Meet our students: Dimitris

Growing up in the United States means – for most people – they will never speak another language than English.

Not so for Dimitris. Before he started school, his grandmother from Greece moved into the house for awhile and he was exposed at a young age to his heritage language. As an adolescent, he persuaded his parents to send him to a Greek school and he began to develop writing skills in Greek. Then he started with French and by the time his family took him on a trip to French Polynesia two years later, at age 15, was able to communicate in French with the locals.

That sparked an enormous passion for travelling and languages. Today Dimitris is fluent in English, Greek, French, Italian, Spanish, and Norwegian. He has advanced knowledge in Portuguese, and Mandarin Chinese, as well as some understanding of Russian,Tagalog, Bahasa Malaysia, Bahasa Indonesia, Turkish, Catalan, German, Dutch, Lithuanian, Esperanto, Danish, and Swedish.

After moving to Norway in 2013, he began learning the language while taking an MBA and soon started working as a strategy analyst for a Norwegian company. He took a 1:1 course with a teacher recommended by Skapago and later revised his grammar with self-studies using the Nils textbooks.

Today he leads the Oslo chapter of the world’s largest pre-seed accelerator, Founder Institute, and has also been a guest lecturer in qualitative methodology at Kristiania University College, among other roles in coaching and consulting.

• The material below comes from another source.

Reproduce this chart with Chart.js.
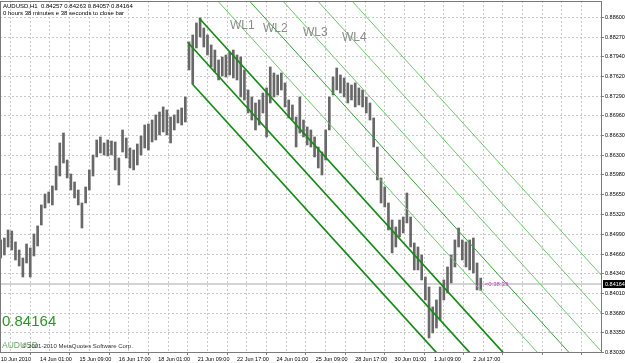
<!DOCTYPE html>
<html><head><meta charset="utf-8">
<script src="https://cdn.jsdelivr.net/npm/chart.js@4.4.1/dist/chart.umd.min.js"></script>
<style>html,body{margin:0;padding:0;background:#fff;}canvas{display:block;}</style>
</head><body>
<canvas id="c" width="625" height="363"></canvas>
<script>
const timeLabels = ["10 Jun 2010","14 Jun 01:00","15 Jun 09:00","16 Jun 17:00","18 Jun 01:00","21 Jun 09:00","22 Jun 17:00","24 Jun 01:00","25 Jun 09:00","28 Jun 17:00","30 Jun 01:00","1 Jul 09:00","2 Jul 17:00"];
const priceLabels = ["0.88600","0.88270","0.87940","0.87620","0.87290","0.86960","0.86630","0.86300","0.85980","0.85650","0.85320","0.84990","0.84660","0.84340","0.84010","0.83680","0.83350","0.83030"];
const barIndex = [0,3,6,9,12,15,18,21,24,27,30,33,36,39,42,45,48,51,54,57,60,63,66,69,72,75,78,81,84,87,90,93,96,99,102,105,108,111,114,117,120,123,126,129,132,135,138,141,144,147,150,153,156,159,162,165,168,171,174,177,180,183,186,189,192,195,198,201,204,207,210,213,216,219,222,225,228,231,234,237,240,243,246,249,252,255,258,261,264,267,270,273,276,279,282,285,288,291,294,297,300,303,306,309,312,315,318,321,324,327,330,333,336,339,342,345,348,351,354,357,360,363,366,369,372,375,378,381,384,387,390];
const highs = [
0.84897,0.84930,0.85063,0.85046,0.84864,0.84730,0.84597,0.84830,0.84764,0.84997,
0.85130,0.85479,0.85662,0.85695,0.85795,0.86127,0.86510,0.86676,0.86227,0.85994,
0.85861,0.85728,0.85512,0.85778,0.86061,0.86310,0.86560,0.86610,0.86510,0.86560,
0.86543,0.86527,0.86260,0.86726,0.86593,0.86427,0.86393,0.86493,0.86626,0.86809,
0.86826,0.86892,0.86976,0.87025,0.87109,0.87059,0.86942,0.86976,0.87059,0.87092,
0.87275,0.88190,0.88306,0.88506,0.88589,0.88422,0.88306,0.88140,0.88056,0.87890,
0.87940,0.87973,0.88023,0.88056,0.87973,0.87940,0.87724,0.87391,0.87275,0.87175,
0.87225,0.87341,0.87425,0.87774,0.87674,0.87641,0.87674,0.87508,0.87225,0.87142,
0.86942,0.87275,0.86892,0.86776,0.86726,0.86610,0.86443,0.86360,0.86726,0.87275,
0.87607,0.87757,0.87641,0.87591,0.87508,0.87474,0.87508,0.87425,0.87391,0.87275,
0.87175,0.86926,0.86443,0.85928,0.85778,0.85512,0.85229,0.85113,0.85229,0.85279,
0.85678,0.85279,0.84847,0.84780,0.84647,0.84281,0.84115,0.83783,0.83899,0.84115,
0.84232,0.84448,0.84647,0.84897,0.85096,0.84897,0.84864,0.84897,0.84930,0.84514,
0.84263];
const lows = [
0.84597,0.84647,0.84780,0.84730,0.84564,0.84464,0.84281,0.84514,0.84281,0.84631,
0.84797,0.85146,0.85429,0.85512,0.85479,0.85728,0.85961,0.86177,0.85928,0.85728,
0.85595,0.85479,0.85096,0.85512,0.85728,0.85961,0.86277,0.86344,0.86310,0.86294,
0.86310,0.86061,0.85811,0.86360,0.86260,0.86094,0.86061,0.86144,0.86310,0.86427,
0.86393,0.86527,0.86560,0.86643,0.86693,0.86643,0.86510,0.86726,0.86843,0.86809,
0.86859,0.87724,0.87491,0.88090,0.88273,0.88106,0.87973,0.87774,0.87691,0.87558,
0.87624,0.87607,0.87641,0.87591,0.87558,0.87275,0.87225,0.87009,0.86892,0.86726,
0.86809,0.87009,0.86610,0.87175,0.87275,0.87308,0.87391,0.87109,0.86926,0.86892,
0.86443,0.86676,0.86610,0.86477,0.86443,0.86277,0.86094,0.85978,0.86227,0.86726,
0.87308,0.87391,0.87341,0.87275,0.87175,0.87225,0.87109,0.87142,0.87109,0.87009,
0.86892,0.86443,0.85895,0.85512,0.85446,0.85063,0.84681,0.84780,0.84947,0.85013,
0.85180,0.84780,0.84398,0.84398,0.84232,0.83899,0.83267,0.83350,0.83433,0.83566,
0.83899,0.84015,0.84182,0.84448,0.84780,0.84564,0.84448,0.84398,0.84348,0.84065,
0.84057];
const lastPrice = 0.84164;
const lastBar = 390;
// channel lines: [bar, price] end points
const dark1 = [[161.3,0.88584],[470,0.81632]];
const dark2 = [[151.9,0.88185],[470,0.81020]];
const dark3 = [[155.7,0.87491],[470,0.80412]];
const wl1 = [[150,0.89465],[500,0.81586]];
const wl2 = [[150,0.90044],[500,0.82164]];
const wl3 = [[150,0.90654],[500,0.82773]];
const wl4 = [[150,0.91294],[500,0.83413]];
const wl5 = [[150,0.91920],[500,0.84039]];
const wlNames = ["WL1","WL2","WL3","WL4"];

const F = 'Liberation Sans';
function lineDs(pts, color, w){
  return {type:'line', data: pts.map(p=>({x:p[0], y:p[1]})), borderColor:color, borderWidth:w, pointRadius:0, order:1, tension:0};
}

const overlay = {
  id:'overlay',
  beforeDraw(chart){
    const {ctx,width,height} = chart;
    ctx.save(); ctx.fillStyle='#fff'; ctx.fillRect(0,0,width,height); ctx.restore();
  },
  afterDatasetsDraw(chart){
    const {ctx, chartArea:a, scales:{x,y}} = chart;
    ctx.save();
    ctx.strokeStyle='#7a7a7a'; ctx.lineWidth=1;
    ctx.strokeRect(a.left+0.5, a.top+0.5, a.right-a.left-1, a.bottom-a.top-1);
    ctx.textBaseline='middle'; ctx.textAlign='left';
    ctx.fillStyle='#000'; ctx.font='6px "'+F+'"';
    ctx.fillText('AUDUSD,H1  0.84257 0.84263 0.84057 0.84164', 3, 6);
    ctx.fillText('0 hours 38 minutes e 38 seconds to close bar', 3, 13);
    const wlPos = [[186.3,0.88456],[213.1,0.88406],[245.6,0.88348],[277.3,0.88264]];
    ctx.fillStyle='#8c8c8c'; ctx.font='12px "'+F+'"';
    wlNames.forEach((n,i)=>ctx.fillText(n, x.getPixelForValue(wlPos[i][0]), y.getPixelForValue(wlPos[i][1])));
    const py = y.getPixelForValue(lastPrice);
    ctx.fillStyle='#c040c0'; ctx.font='6px "'+F+'"';
    ctx.fillText('<0:38:33', x.getPixelForValue(lastBar)+4, py);
    ctx.fillStyle='#2f922f'; ctx.font='15px "'+F+'"';
    ctx.fillText(lastPrice.toFixed(5), 2, 322);
    ctx.fillStyle='rgba(70,160,70,0.85)'; ctx.font='8.5px "'+F+'"';
    ctx.fillText('AUDUSD', 2, 346);
    ctx.fillStyle='#333'; ctx.font='6px "'+F+'"';
    ctx.fillText('\u00A9 2001-2010 MetaQuotes Software Corp.', 22, 346);
    ctx.fillStyle='#000'; ctx.fillRect(a.right+1, py-4, 23, 8);
    ctx.fillStyle='#fff'; ctx.font='5.5px "'+F+'"';
    ctx.fillText(lastPrice.toFixed(5), a.right+3, py);
    ctx.restore();
  }
};

new Chart(document.getElementById('c'), {
  type:'bar',
  data:{datasets:[
    {type:'line', data:[{x:-1,y:lastPrice},{x:489,y:lastPrice}], borderColor:'#a8a8a8', borderWidth:1, pointRadius:0, order:3},
    {type:'bar', data: barIndex.map((b,i)=>({x:b, y:[lows[i], highs[i]]})), backgroundColor:'#686868', borderWidth:0, barThickness:2, order:2},
    lineDs(dark1,'#178a17',1.7), lineDs(dark2,'#178a17',1.7), lineDs(dark3,'#178a17',1.7),
    lineDs(wl1,'#72c472',1), lineDs(wl2,'#3a9e3a',1), lineDs(wl3,'#72c472',1), lineDs(wl4,'#72c472',1), lineDs(wl5,'#72c472',1)
  ]},
  options:{
    responsive:false, devicePixelRatio:1, animation:false,
    layout:{padding:{left:0,right:0,top:1,bottom:0}},
    plugins:{legend:{display:false}, tooltip:{enabled:false}},
    scales:{
      x:{type:'linear', min:-0.57, max:488.5, offset:false, position:'bottom',
        afterBuildTicks: s => { const t=[]; for(let v=0; v<=s.max; v+=16) t.push({value:v}); s.ticks=t; },
        afterFit: s => { s.height=10; s.paddingLeft=0; s.paddingRight=0; },
        grid:{color:'#c8c8c8', lineWidth:1, drawTicks:true, tickLength:2,
          tickColor: c => (c.tick && c.tick.value % 32 === 0) ? '#808080' : 'rgba(0,0,0,0)'},
        border:{display:false, dash:[2,2]},
        ticks:{autoSkip:false, maxRotation:0, minRotation:0, align:'start', padding:1,
          font:{family:F, size:5.5}, color:'#000',
          callback: v => (v % 32 === 0 && timeLabels[v/32]) ? timeLabels[v/32] : ''}
      },
      y:{type:'linear', position:'right', min:0.83017, max:0.88871,
        afterBuildTicks: s => { s.ticks = priceLabels.map(t=>({value:parseFloat(t)})); },
        afterFit: s => { s.width=23; s.paddingTop=0; s.paddingBottom=0; },
        grid:{color:'#c8c8c8', lineWidth:1, tickLength:2, tickColor:'#808080'},
        border:{display:false, dash:[2,2]},
        ticks:{padding:1, font:{family:F, size:5.5}, color:'#000', callback: v => v.toFixed(5)}
      }
    }
  },
  plugins:[overlay]
});
</script>
</body></html>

What is your favourite part of the Nils story?

My favourite part is when Nils takes his chance and escapes from the cabin when the Hurtigruten ship is docked in Trondheim.

Your biggest challenge with learning Norwegian?

My biggest challenge with learning Norwegian is to reach a level where Norwegians are happy to listen to me present in front of a room in Norwegian rather than asking me to switch to English. It’s a lot easier when I’m just engaging in a conversation between two people rather than presenting to a room full of people.

What is one tip you have for a language learner?

Consistent everyday practice is the key.